Une partie de moi éprouve une certaine peine à renoncer aux mondes littéraires traditionnels, celui des éditeurs et des libraires, et la notoriété susceptible de les accompagner. Mais une autre partie éprouve un soulagement, et même une sorte de joie, à l’idée d’écrire à ma guise, sans aucunement me soucier du jugement des éditeurs. Et, comme répondait John Langshaw Austin, un philosophe que j’ai beaucoup aimé naguère, à un journaliste qui lui demandait pourquoi il publiait si peu : “Il y a bien assez de livres comme ça !”
Trois de ces livres (Un Débarras, Sauver sa peau et Alpestres), cependant, ont été publiés (entre 2014 et 2016) : chez L’Orpailleur, une remarquable petite maison d’édition tenue avec talent par mon ami Christophe Havot (lui-même remarquable écrivain) : il reste encore des exemplaires de ces livres, et il m’a autorisé à diffuser librement les versions numériques : merci à lui !
L’Émancipation des domestiques, un recueil de nouvelles, a été publié lui aussi, mais chez un éditeur dont le sérieux laissait à désirer. J’ai donc corrigé et amélioré le texte (avec l’aide de mes amis, notamment Grégory Haleux) et en donne aujourd’hui une version beaucoup moins fautive.
Les deux derniers n’ont pas suscité l’enthousiasme des éditeurs, malgré le soin que j’ai pris à la choisir et à leur écrire personnellement.
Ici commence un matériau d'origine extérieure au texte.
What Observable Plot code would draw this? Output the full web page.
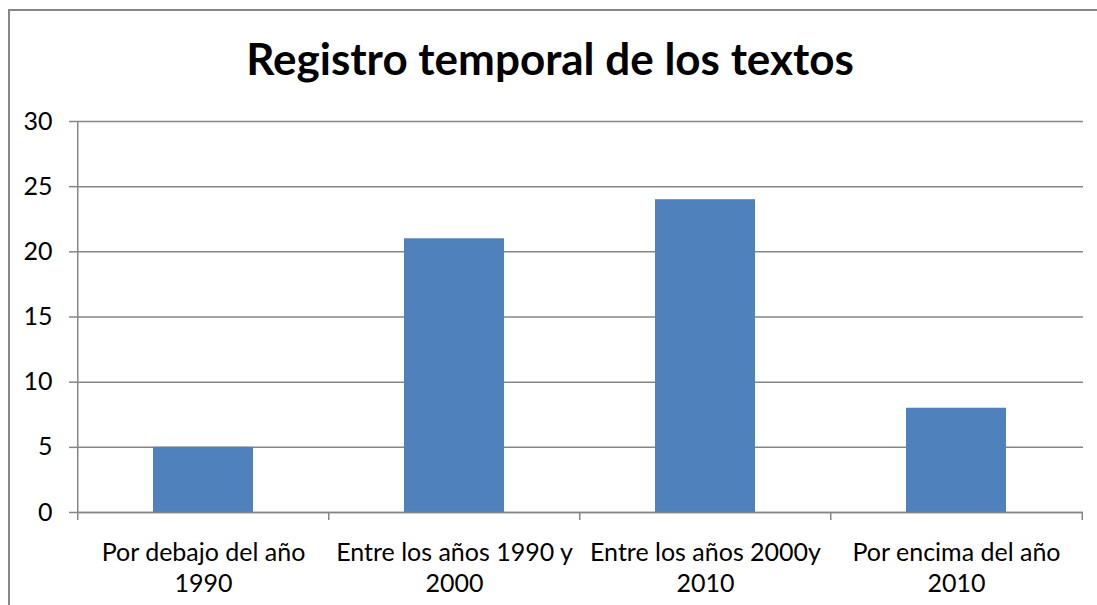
<!DOCTYPE html>
<html><head><meta charset="utf-8">
<script src="https://cdn.jsdelivr.net/npm/d3@7"></script>
<script src="https://cdn.jsdelivr.net/npm/@observablehq/plot@0.6"></script>
<style>
html,body{margin:0;padding:0;background:#fff;overflow:hidden;}
#wrap{position:relative;width:1097px;height:605px;overflow:hidden;}
#border{position:absolute;left:8px;top:9px;width:1200px;height:700px;border-left:2px solid #878787;border-top:2px solid #878787;box-sizing:border-box;}
#title{position:absolute;left:0;width:1100px;top:33px;line-height:50px;text-align:center;font-family:Lato,sans-serif;font-weight:bold;font-size:44px;color:#000;white-space:nowrap;}
#chart{position:absolute;left:0;top:0;}
</style>
</head><body>
<div id="wrap"><div id="border"></div><div id="chart"></div><div id="title">Registro temporal de los textos</div></div>
<script>
const categories = ["Por debajo del año 1990", "Entre los años 1990 y 2000", "Entre los años 2000y 2010", "Por encima del año 2010"];
const tickLabels = ["Por debajo del año\n1990", "Entre los años 1990 y\n2000", "Entre los años 2000y\n2010", "Por encima del año\n2010"];
const values = [5, 21, 24, 8];
const yTicks = [0, 5, 10, 15, 20, 25, 30];

const W = 1097, H = 605, mL = 77, mR = 14, mT = 121, mB = 93;
const step = (W - mL - mR) / categories.length;
const unit = (H - mT - mB) / 30;
const tickLen = 8 / unit;
const data = categories.map((c, i) => ({category: c, value: values[i]}));
const lineColor = "#868686";

const chart = Plot.plot({
  width: W, height: H,
  marginLeft: mL, marginRight: mR, marginTop: mT, marginBottom: mB,
  style: {fontFamily: "Lato, sans-serif", fontSize: "25px", color: "#000", background: "transparent"},
  x: {domain: categories, paddingInner: 0.6, paddingOuter: 0.3},
  y: {domain: [0, 30]},
  marks: [
    Plot.gridY(yTicks, {stroke: lineColor, strokeOpacity: 1, strokeWidth: 1.5}),
    Plot.barY(data, {x: "category", y: "value", fill: "#4F81BD"}),
    Plot.ruleY([0], {stroke: lineColor, strokeWidth: 1.5}),
    Plot.ruleX([categories[0]], {dx: -step / 2, y1: -tickLen, y2: 30, stroke: lineColor, strokeWidth: 1.5}),
    Plot.ruleX(categories.slice(1), {dx: -step / 2, y1: -tickLen, y2: 0, stroke: lineColor, strokeWidth: 1.5}),
    Plot.ruleX([categories[categories.length - 1]], {dx: step / 2, y1: -tickLen, y2: 0, stroke: lineColor, strokeWidth: 1.5}),
    Plot.axisY(yTicks, {tickSize: 8, tickPadding: 17, stroke: lineColor, strokeWidth: 1.5, fill: "#000", label: null}),
    Plot.axisX({tickSize: 0, tickPadding: 26, lineHeight: 1.24, fill: "#000", label: null,
      tickFormat: d => tickLabels[categories.indexOf(d)]})
  ]
});
document.getElementById("chart").appendChild(chart);
</script>
</body></html>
Sans doute, comme il est d’usage quand on est débordé par tous ces tapuscrits reçus, se contente-t-on de lire les trois premières pages. Je n’écris pas des livres qui se dévoilent au bout de trois pages. Je n’écris pas des livres pour intéresser les éditeurs. L’économie de mes textes relève d’une nécessité et d’une cohérence qui leur est propre, ce qui n’a rien d’original en soi. Tant pis pour eux et tant pis pour moi.
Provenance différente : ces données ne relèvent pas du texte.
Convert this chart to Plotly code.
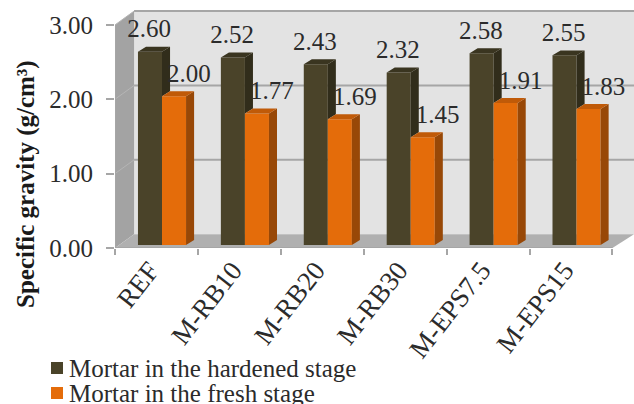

Moldanau est sans doute mon texte le plus littéraire et le plus ambitieux. J’y ai consacré trois ans de ma vie. Je suis persuadé que s’il avait été composé dans une autre langue (au hasard : l’allemand), et à une autre époque (au hasard, les années 60 et 70 du siècle dernier), il aurait suscité quelque attention. Mais je crois que les mondes littéraires français ont d’autres chats à fouetter que ces ouvrages alambiqués, ces pseudo-romans qui s’interrogent sur la littérature elle-même, l’être et le néant, et menacent de détruire le récit qu’ils promettaient (dans les trois premières pages donc !). Peu importe. Comme bien des écrivains, je porte avec moi un monde littéraire imaginaire dans lequel je converse avec des pairs qui ont emprunté avant moi les sentiers que je fraye à mon tour. Et cela me suffit.
Il m’a fallu seulement trois mois pour rédiger Perturbations sur les hauts-plateaux, une sorte de polar pré-apocalyptique, qui met en scène un détective privé dans le Cantal en 2035. J’avais bon espoir que cet ouvrage délibérément “grand public” soit accepté dans les maisons d’éditions spécialisées dans les littératures de genre. J’avais tort. Le style n’a pas grand chose en commun avec celui de mes précédents textes, mais on retrouve au fil des récits mes obsessions habituelles. Et surtout j’y ai mis beaucoup de mes spéculations sur la catastrophe climatique en cours, en essayant justement de composer un récit qui assume le monde à venir, d’une manière pour tout dire assez réaliste. De fait, en le relisant, je me rends compte que sous sa légèreté, le récit aborde des questions morales et politiques d’importance, quoique avec pas mal d’ironie.
Voilà. Nous sommes en 2024. Je continuerai à écrire bien entendu – que pourrais-je faire d’autre ?
Vous, lectrices et lecteurs, pourrez les lire si le cœur vous en dit, et surtout, partagez et faites circuler les versions numériques ! Ces textes procureront peut-être, qui sait, du plaisir à quelques esprits. (et s’ils vous ont plu, n’hésitez pas à m’écrire pour m’en faire part)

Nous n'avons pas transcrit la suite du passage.